Deir Aames (دير عامص) is a municipality in Southern Lebanon, located in Tyre District, Governorate of South Lebanon.

==Etymology==
According to E. H. Palmer, the name means "the convent of Amis."

==History==
In 1243, during the Crusader era, Deir Aames (called Derreme, or Dairrhamos) belonged to Venice.

===Ottoman era===
In the early 1860s, Ernest Renan noted: "'At Deir Amis there is a large basin of great stones, and a portion of wall which seems
of Crusading times. At the church there is a drawing like the stone of Aitit. As the stone of Deir Amis is certainly Christian, so must also be that of Aitit."

In 1875, Victor Guérin found the village to be inhabited by Metuali families. He further noted: "numerous ruined houses, a fragment of a column in the interior of a small mosque, cut stones scattered over the ground, cisterns cut in the rock, a tank partly built and partly rock-cut. On an ancient lintel is carved a double cross in a circle."

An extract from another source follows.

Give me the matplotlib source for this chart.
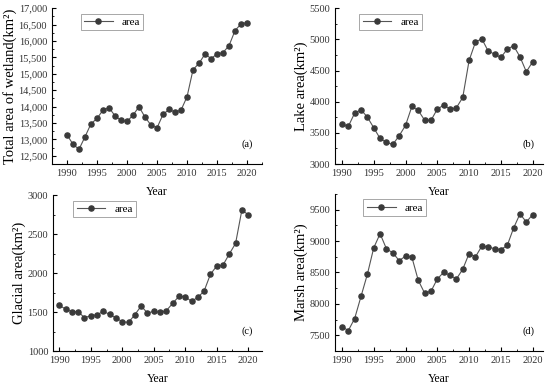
import matplotlib
matplotlib.use("Agg")
import matplotlib.pyplot as plt
import matplotlib.ticker as mtick
import numpy as np

plt.rcParams['font.family'] = ['Liberation Serif', 'DejaVu Serif']

years = list(range(1990, 2021))

# total wetland area (km2)
wetland = [13140, 12855, 12700, 13080, 13477, 13640, 13894, 13966, 13721, 13579,
           13548, 13741, 13996, 13680, 13436, 13354, 13762, 13915, 13833, 13894,
           14301, 15126, 15320, 15605, 15462, 15605, 15646, 15860, 16318, 16521,
           16562]
# lake area (km2)
lake = [3641, 3604, 3817, 3871, 3753, 3582, 3411, 3347, 3315, 3454,
        3620, 3924, 3860, 3705, 3700, 3881, 3945, 3881, 3903, 4068,
        4661, 4955, 5009, 4811, 4763, 4709, 4843, 4896, 4720, 4480,
        4640]
# glacial area (km2)
glacial = [1585, 1538, 1504, 1504, 1427, 1453, 1466, 1508, 1470, 1423,
           1376, 1367, 1466, 1577, 1487, 1508, 1496, 1517, 1611, 1701,
           1696, 1637, 1688, 1769, 1983, 2090, 2102, 2244, 2380, 2808,
           2748]
# marsh area (km2)
marsh = [7639, 7575, 7767, 8119, 8471, 8892, 9116, 8876, 8812, 8689,
         8759, 8743, 8375, 8172, 8199, 8396, 8503, 8455, 8396, 8551,
         8801, 8748, 8919, 8908, 8876, 8865, 8929, 9207, 9431, 9303,
         9420]

fig = plt.figure(figsize=(5.5, 3.87), dpi=100)

# panel settings: data, ylabel, tag, axes rect, xlim, ylim, yticks, legend x offset
panels = [
    (wetland, 'Total area of wetland(km²)', '(a)', [0.0945, 0.576, 0.382, 0.403],
     (1987.5, 2022.5), (12250, 17000), np.arange(12500, 17001, 500), 0.11),
    (lake, 'Lake area(km²)', '(b)', [0.609, 0.576, 0.378, 0.403],
     (1988.9, 2021.6), (3000, 5500), np.arange(3000, 5501, 500), 0.09),
    (glacial, 'Glacial area(km²)', '(c)', [0.0964, 0.093, 0.38, 0.403],
     (1989, 2022.2), (1000, 3000), np.arange(1000, 3001, 500), 0.07),
    (marsh, 'Marsh area(km²)', '(d)', [0.609, 0.093, 0.378, 0.406],
     (1988.9, 2021.6), (7250, 9750), np.arange(7500, 9501, 500), 0.11),
]

for data, ylab, tag, rect, xl, yl, yt, lx in panels:
    ax = fig.add_axes(rect)
    ax.patch.set_alpha(0)
    ax.plot(years, data, '-o', color='#555555', lw=0.8, ms=3.7,
            mfc='#3a3a3a', mec='#3a3a3a', label='area')
    ax.set_xlim(*xl)
    ax.set_ylim(*yl)
    ax.set_xticks(range(1990, 2021, 5))
    ax.set_yticks(yt)
    if tag == '(a)':
        ax.yaxis.set_major_formatter(mtick.FuncFormatter(lambda v, p: '{:,.0f}'.format(v)))
    ax.xaxis.set_minor_locator(mtick.MultipleLocator(2.5))
    ax.yaxis.set_minor_locator(mtick.MultipleLocator(250))
    ax.spines['top'].set_visible(False)
    ax.spines['right'].set_visible(False)
    ax.tick_params(which='both', direction='in', labelsize=7.5, labelcolor='#333333')
    ax.tick_params(which='major', length=3)
    ax.tick_params(which='minor', length=1.5)
    ax.set_ylabel(ylab, fontsize=10.5, labelpad=1)
    ax.set_xlabel('Year', fontsize=8.5, labelpad=6)
    ax.text(0.93, 0.11, tag, transform=ax.transAxes, fontsize=7.5, ha='center')
    leg = ax.legend(loc='upper left', bbox_to_anchor=(lx, 1.0), fontsize=8,
                    handlelength=2.6, borderpad=0.3, fancybox=False,
                    edgecolor='#999999', framealpha=1)
    leg.get_frame().set_linewidth(0.6)

fig.savefig('out.png', dpi=100)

In 1881, the PEF's Survey of Western Palestine (SWP) described it: "A village, built of stone, situated on a ridge,
with olives and arable land around, containing about 100 Metawileh; water from cisterns."

==Demographics==
In 2014 Muslims made up 99.94% of registered voters in Deir Aames. 99.58% of the voters were Shiite Muslims.